→ Aim of the exercise:
Write out each line that follows exactly as it stands, without the pictures.

→ Provided data:

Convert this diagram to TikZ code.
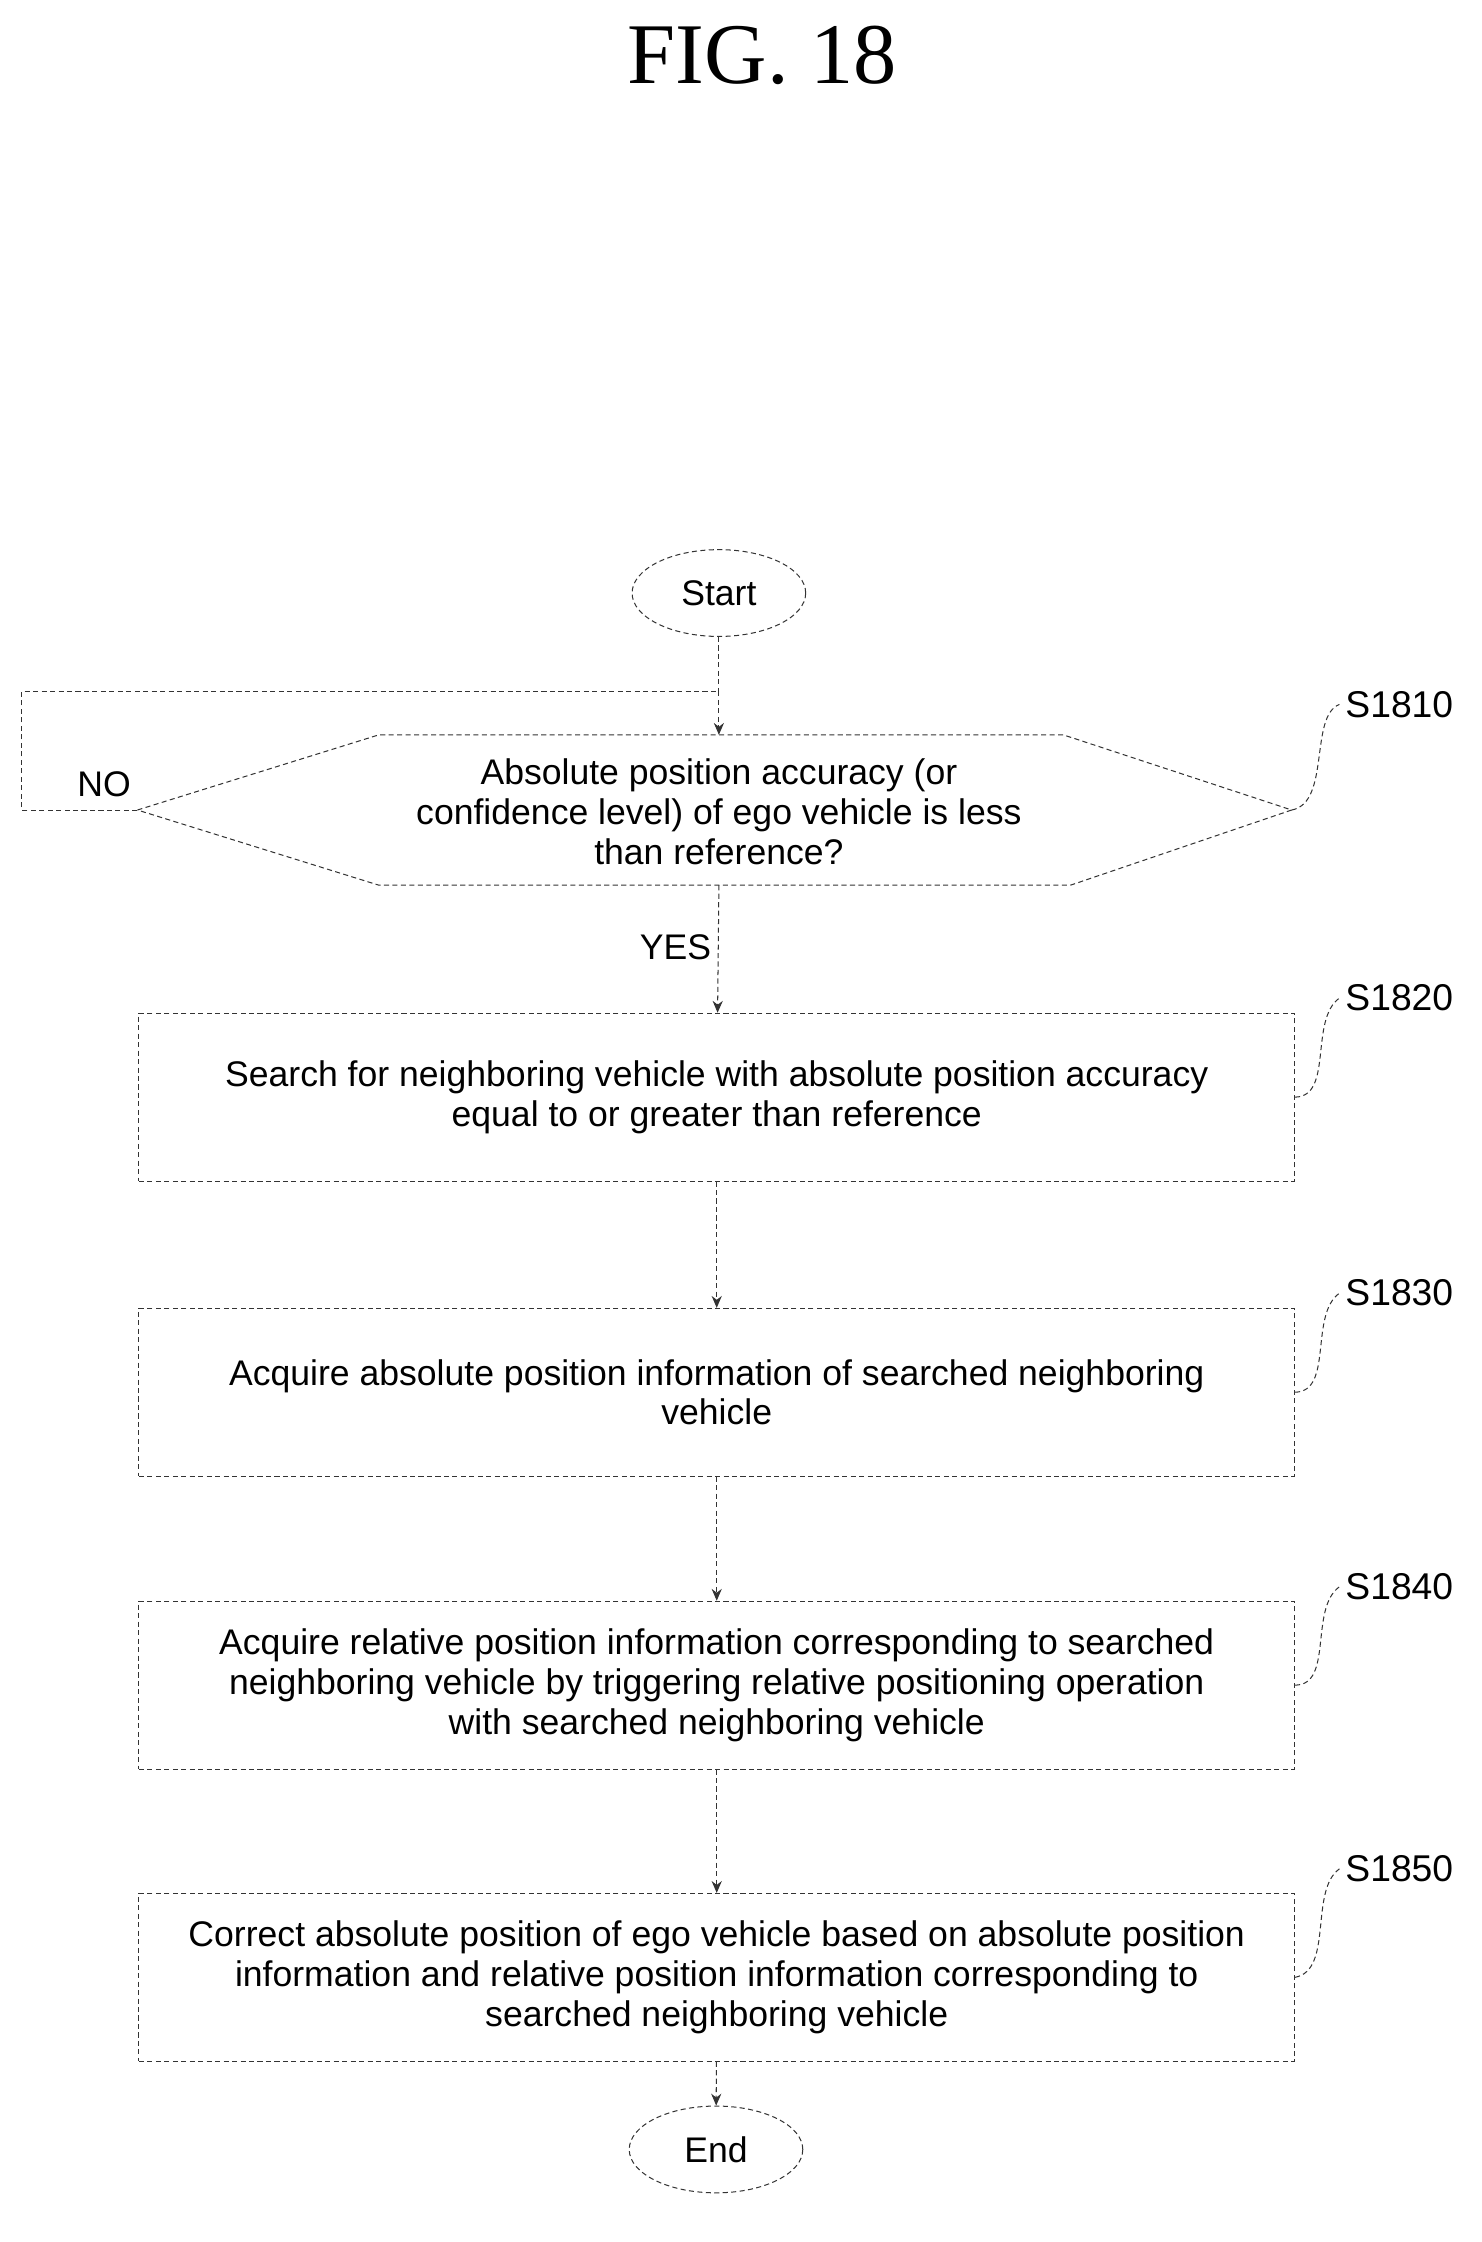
\documentclass[tikz,border=0pt]{standalone}
\usepackage{fontspec}
\setmainfont{Liberation Sans}
\newfontfamily\titlefont{Liberation Serif}
\usetikzlibrary{arrows.meta,shapes.geometric}
\begin{document}
\begin{tikzpicture}[x=0.03cm,y=-0.03cm,
  ln/.style={densely dashed,line width=0.6pt,draw=black!80},
  arr/.style={ln,-{Stealth[length=7pt,width=6pt]}},
  box/.style={ln,rectangle,minimum width=799*0.03cm,minimum height=116*0.03cm,align=center,font=\fontsize{21}{23.5}\selectfont},
  term/.style={ln,ellipse,minimum width=120*0.03cm,minimum height=60*0.03cm,font=\fontsize{21}{24}\selectfont},
  lab/.style={font=\fontsize{22}{24}\selectfont,anchor=west},
  txt/.style={font=\fontsize{21}{23.5}\selectfont,align=center}]
\useasboundingbox (0,0) rectangle (1024,1550);
\node[font=\titlefont\fontsize{51}{54}\selectfont] (title) at (527,38) {FIG. 18};
\node[term] (start) at (497,410) {Start};
\draw[ln] (95,560) -- (262,508) -- (735,508) -- (893,560) -- (740,612) -- (262,612) -- cycle;
\coordinate (hl) at (95,560); \coordinate (hr) at (893,560);
\coordinate (ht) at (497,508); \coordinate (hb) at (497,612);
\node[txt] (hex) at (497,561) {Absolute position accuracy (or\\confidence level) of ego vehicle is less\\than reference?};
\coordinate (c1) at (15,560); \coordinate (c2) at (15,478); \coordinate (c3) at (497,478);
\draw[ln] (start) -- (c3);
\draw[ln] (hl) -- (c1) -- (c2) -- (c3);
\draw[arr] (c3) -- (ht);
\node[font=\fontsize{21}{24}\selectfont] (no) at (72,542) {NO};
\node[box] (b1) at (495.5,758.5) {Search for neighboring vehicle with absolute position accuracy\\equal to or greater than reference};
\node[font=\fontsize{21}{24}\selectfont] (yes) at (467,655) {YES};
\draw[arr] (hb) -- (b1);
\node[box] (b2) at (495.5,962.5) {Acquire absolute position information of searched neighboring\\vehicle};
\node[box] (b3) at (495.5,1165) {Acquire relative position information corresponding to searched\\neighboring vehicle by triggering relative positioning operation\\with searched neighboring vehicle};
\node[box] (b4) at (495.5,1367) {Correct absolute position of ego vehicle based on absolute position\\information and relative position information corresponding to\\searched neighboring vehicle};
\node[term] (end) at (495,1486) {End};
\draw[arr] (b1) -- (b2);
\draw[arr] (b2) -- (b3);
\draw[arr] (b3) -- (b4);
\draw[arr] (b4) -- (end);
\foreach \n/\y/\t in {hr/560/S1810, b1/763/S1820, b2/967/S1830, b3/1170/S1840, b4/1365/S1850}{
  \node[lab] (l\t) at (926,\y-73) {\t};
}
\draw[ln] (hr) .. controls (920,555) and (905,495) .. (lS1810.west);
\draw[ln] (b1.east) .. controls (922,758) and (905,705) .. (lS1820.west);
\draw[ln] (b2.east) .. controls (922,962) and (905,909) .. (lS1830.west);
\draw[ln] (b3.east) .. controls (922,1165) and (905,1112) .. (lS1840.west);
\draw[ln] (b4.east) .. controls (922,1362) and (905,1307) .. (lS1850.west);
\end{tikzpicture}
\end{document}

→ Written response:
Convert this diagram to TikZ code.
\documentclass[tikz,border=0pt]{standalone}
\usepackage{fontspec}
\setmainfont{Liberation Sans}
\newfontfamily\titlefont{Liberation Serif}
\usetikzlibrary{arrows.meta,shapes.geometric}
\begin{document}
\begin{tikzpicture}[x=0.03cm,y=-0.03cm,
  ln/.style={densely dashed,line width=0.6pt,draw=black!80},
  arr/.style={ln,-{Stealth[length=7pt,width=6pt]}},
  box/.style={ln,rectangle,minimum width=799*0.03cm,minimum height=116*0.03cm,align=center,font=\fontsize{21}{23.5}\selectfont},
  term/.style={ln,ellipse,minimum width=120*0.03cm,minimum height=60*0.03cm,font=\fontsize{21}{24}\selectfont},
  lab/.style={font=\fontsize{22}{24}\selectfont,anchor=west},
  txt/.style={font=\fontsize{21}{23.5}\selectfont,align=center}]
\useasboundingbox (0,0) rectangle (1024,1550);
\node[font=\titlefont\fontsize{51}{54}\selectfont] (title) at (527,38) {FIG. 18};
\node[term] (start) at (497,410) {Start};
\draw[ln] (95,560) -- (262,508) -- (735,508) -- (893,560) -- (740,612) -- (262,612) -- cycle;
\coordinate (hl) at (95,560); \coordinate (hr) at (893,560);
\coordinate (ht) at (497,508); \coordinate (hb) at (497,612);
\node[txt] (hex) at (497,561) {Absolute position accuracy (or\\confidence level) of ego vehicle is less\\than reference?};
\coordinate (c1) at (15,560); \coordinate (c2) at (15,478); \coordinate (c3) at (497,478);
\draw[ln] (start) -- (c3);
\draw[ln] (hl) -- (c1) -- (c2) -- (c3);
\draw[arr] (c3) -- (ht);
\node[font=\fontsize{21}{24}\selectfont] (no) at (72,542) {NO};
\node[box] (b1) at (495.5,758.5) {Search for neighboring vehicle with absolute position accuracy\\equal to or greater than reference};
\node[font=\fontsize{21}{24}\selectfont] (yes) at (467,655) {YES};
\draw[arr] (hb) -- (b1);
\node[box] (b2) at (495.5,962.5) {Acquire absolute position information of searched neighboring\\vehicle};
\node[box] (b3) at (495.5,1165) {Acquire relative position information corresponding to searched\\neighboring vehicle by triggering relative positioning operation\\with searched neighboring vehicle};
\node[box] (b4) at (495.5,1367) {Correct absolute position of ego vehicle based on absolute position\\information and relative position information corresponding to\\searched neighboring vehicle};
\node[term] (end) at (495,1486) {End};
\draw[arr] (b1) -- (b2);
\draw[arr] (b2) -- (b3);
\draw[arr] (b3) -- (b4);
\draw[arr] (b4) -- (end);
\foreach \n/\y/\t in {hr/560/S1810, b1/763/S1820, b2/967/S1830, b3/1170/S1840, b4/1365/S1850}{
  \node[lab] (l\t) at (926,\y-73) {\t};
}
\draw[ln] (hr) .. controls (920,555) and (905,495) .. (lS1810.west);
\draw[ln] (b1.east) .. controls (922,758) and (905,705) .. (lS1820.west);
\draw[ln] (b2.east) .. controls (922,962) and (905,909) .. (lS1830.west);
\draw[ln] (b3.east) .. controls (922,1165) and (905,1112) .. (lS1840.west);
\draw[ln] (b4.east) .. controls (922,1362) and (905,1307) .. (lS1850.west);
\end{tikzpicture}
\end{document}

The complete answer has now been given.